>> Begin DATA PROVIDED

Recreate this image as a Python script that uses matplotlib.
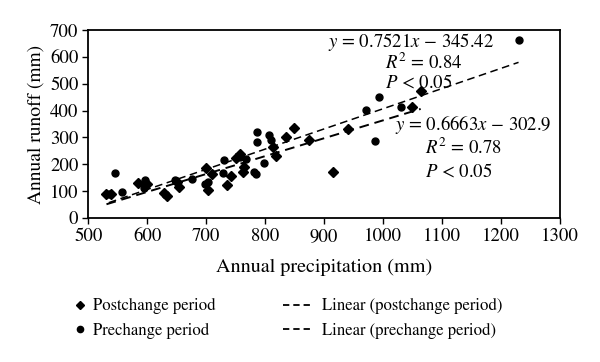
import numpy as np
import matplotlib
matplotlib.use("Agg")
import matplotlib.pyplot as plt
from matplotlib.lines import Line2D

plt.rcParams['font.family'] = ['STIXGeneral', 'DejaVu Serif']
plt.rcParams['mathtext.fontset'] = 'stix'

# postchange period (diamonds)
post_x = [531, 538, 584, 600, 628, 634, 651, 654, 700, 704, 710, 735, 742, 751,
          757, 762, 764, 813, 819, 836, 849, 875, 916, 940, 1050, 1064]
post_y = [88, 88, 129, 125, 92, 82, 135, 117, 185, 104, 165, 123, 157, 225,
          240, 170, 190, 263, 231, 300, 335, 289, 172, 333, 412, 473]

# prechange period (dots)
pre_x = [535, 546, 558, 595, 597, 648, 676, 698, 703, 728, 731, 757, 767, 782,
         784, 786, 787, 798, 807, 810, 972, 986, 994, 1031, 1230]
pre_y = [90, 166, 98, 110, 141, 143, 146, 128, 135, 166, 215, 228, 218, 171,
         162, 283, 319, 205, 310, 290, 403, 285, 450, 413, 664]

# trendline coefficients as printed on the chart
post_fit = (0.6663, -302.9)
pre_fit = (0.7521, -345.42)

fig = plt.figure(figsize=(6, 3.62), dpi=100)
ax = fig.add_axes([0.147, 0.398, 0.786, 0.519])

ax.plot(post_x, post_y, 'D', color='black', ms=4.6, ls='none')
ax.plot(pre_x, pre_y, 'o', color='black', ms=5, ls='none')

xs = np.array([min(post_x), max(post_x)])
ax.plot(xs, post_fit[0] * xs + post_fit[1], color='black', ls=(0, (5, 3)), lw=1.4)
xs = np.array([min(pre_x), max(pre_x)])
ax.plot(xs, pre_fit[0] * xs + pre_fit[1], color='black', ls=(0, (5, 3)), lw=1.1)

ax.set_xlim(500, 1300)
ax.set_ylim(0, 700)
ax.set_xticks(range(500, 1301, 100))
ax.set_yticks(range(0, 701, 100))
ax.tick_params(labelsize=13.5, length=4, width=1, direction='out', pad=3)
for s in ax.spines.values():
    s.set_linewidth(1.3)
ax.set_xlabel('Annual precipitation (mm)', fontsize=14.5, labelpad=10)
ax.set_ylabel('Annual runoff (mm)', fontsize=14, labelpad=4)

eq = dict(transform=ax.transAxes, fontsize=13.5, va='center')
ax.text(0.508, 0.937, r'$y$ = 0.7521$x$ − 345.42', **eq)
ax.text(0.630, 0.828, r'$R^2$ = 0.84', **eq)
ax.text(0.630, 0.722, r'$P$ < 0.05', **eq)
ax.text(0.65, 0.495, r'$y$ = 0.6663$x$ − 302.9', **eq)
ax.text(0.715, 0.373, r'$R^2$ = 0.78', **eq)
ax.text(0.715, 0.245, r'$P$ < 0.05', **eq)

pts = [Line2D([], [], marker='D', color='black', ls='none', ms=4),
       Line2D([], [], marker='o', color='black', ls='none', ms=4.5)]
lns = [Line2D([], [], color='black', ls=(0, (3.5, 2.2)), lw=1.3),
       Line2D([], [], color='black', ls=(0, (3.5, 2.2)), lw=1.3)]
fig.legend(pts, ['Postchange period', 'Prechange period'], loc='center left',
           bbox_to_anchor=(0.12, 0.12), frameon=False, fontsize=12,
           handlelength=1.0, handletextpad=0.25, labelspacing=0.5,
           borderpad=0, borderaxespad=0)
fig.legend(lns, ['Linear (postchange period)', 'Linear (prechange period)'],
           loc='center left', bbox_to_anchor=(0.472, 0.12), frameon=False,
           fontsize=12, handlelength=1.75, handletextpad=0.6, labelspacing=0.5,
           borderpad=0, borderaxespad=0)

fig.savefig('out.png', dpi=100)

>> End DATA PROVIDED

**WRITTEN REQUEST**
From start to finish, output the listing exactly, but omit its pictures.

**THE OUTPUT**
Recreate this image as a Python script that uses matplotlib.
import numpy as np
import matplotlib
matplotlib.use("Agg")
import matplotlib.pyplot as plt
from matplotlib.lines import Line2D

plt.rcParams['font.family'] = ['STIXGeneral', 'DejaVu Serif']
plt.rcParams['mathtext.fontset'] = 'stix'

# postchange period (diamonds)
post_x = [531, 538, 584, 600, 628, 634, 651, 654, 700, 704, 710, 735, 742, 751,
          757, 762, 764, 813, 819, 836, 849, 875, 916, 940, 1050, 1064]
post_y = [88, 88, 129, 125, 92, 82, 135, 117, 185, 104, 165, 123, 157, 225,
          240, 170, 190, 263, 231, 300, 335, 289, 172, 333, 412, 473]

# prechange period (dots)
pre_x = [535, 546, 558, 595, 597, 648, 676, 698, 703, 728, 731, 757, 767, 782,
         784, 786, 787, 798, 807, 810, 972, 986, 994, 1031, 1230]
pre_y = [90, 166, 98, 110, 141, 143, 146, 128, 135, 166, 215, 228, 218, 171,
         162, 283, 319, 205, 310, 290, 403, 285, 450, 413, 664]

# trendline coefficients as printed on the chart
post_fit = (0.6663, -302.9)
pre_fit = (0.7521, -345.42)

fig = plt.figure(figsize=(6, 3.62), dpi=100)
ax = fig.add_axes([0.147, 0.398, 0.786, 0.519])

ax.plot(post_x, post_y, 'D', color='black', ms=4.6, ls='none')
ax.plot(pre_x, pre_y, 'o', color='black', ms=5, ls='none')

xs = np.array([min(post_x), max(post_x)])
ax.plot(xs, post_fit[0] * xs + post_fit[1], color='black', ls=(0, (5, 3)), lw=1.4)
xs = np.array([min(pre_x), max(pre_x)])
ax.plot(xs, pre_fit[0] * xs + pre_fit[1], color='black', ls=(0, (5, 3)), lw=1.1)

ax.set_xlim(500, 1300)
ax.set_ylim(0, 700)
ax.set_xticks(range(500, 1301, 100))
ax.set_yticks(range(0, 701, 100))
ax.tick_params(labelsize=13.5, length=4, width=1, direction='out', pad=3)
for s in ax.spines.values():
    s.set_linewidth(1.3)
ax.set_xlabel('Annual precipitation (mm)', fontsize=14.5, labelpad=10)
ax.set_ylabel('Annual runoff (mm)', fontsize=14, labelpad=4)

eq = dict(transform=ax.transAxes, fontsize=13.5, va='center')
ax.text(0.508, 0.937, r'$y$ = 0.7521$x$ − 345.42', **eq)
ax.text(0.630, 0.828, r'$R^2$ = 0.84', **eq)
ax.text(0.630, 0.722, r'$P$ < 0.05', **eq)
ax.text(0.65, 0.495, r'$y$ = 0.6663$x$ − 302.9', **eq)
ax.text(0.715, 0.373, r'$R^2$ = 0.78', **eq)
ax.text(0.715, 0.245, r'$P$ < 0.05', **eq)

pts = [Line2D([], [], marker='D', color='black', ls='none', ms=4),
       Line2D([], [], marker='o', color='black', ls='none', ms=4.5)]
lns = [Line2D([], [], color='black', ls=(0, (3.5, 2.2)), lw=1.3),
       Line2D([], [], color='black', ls=(0, (3.5, 2.2)), lw=1.3)]
fig.legend(pts, ['Postchange period', 'Prechange period'], loc='center left',
           bbox_to_anchor=(0.12, 0.12), frameon=False, fontsize=12,
           handlelength=1.0, handletextpad=0.25, labelspacing=0.5,
           borderpad=0, borderaxespad=0)
fig.legend(lns, ['Linear (postchange period)', 'Linear (prechange period)'],
           loc='center left', bbox_to_anchor=(0.472, 0.12), frameon=False,
           fontsize=12, handlelength=1.75, handletextpad=0.6, labelspacing=0.5,
           borderpad=0, borderaxespad=0)

fig.savefig('out.png', dpi=100)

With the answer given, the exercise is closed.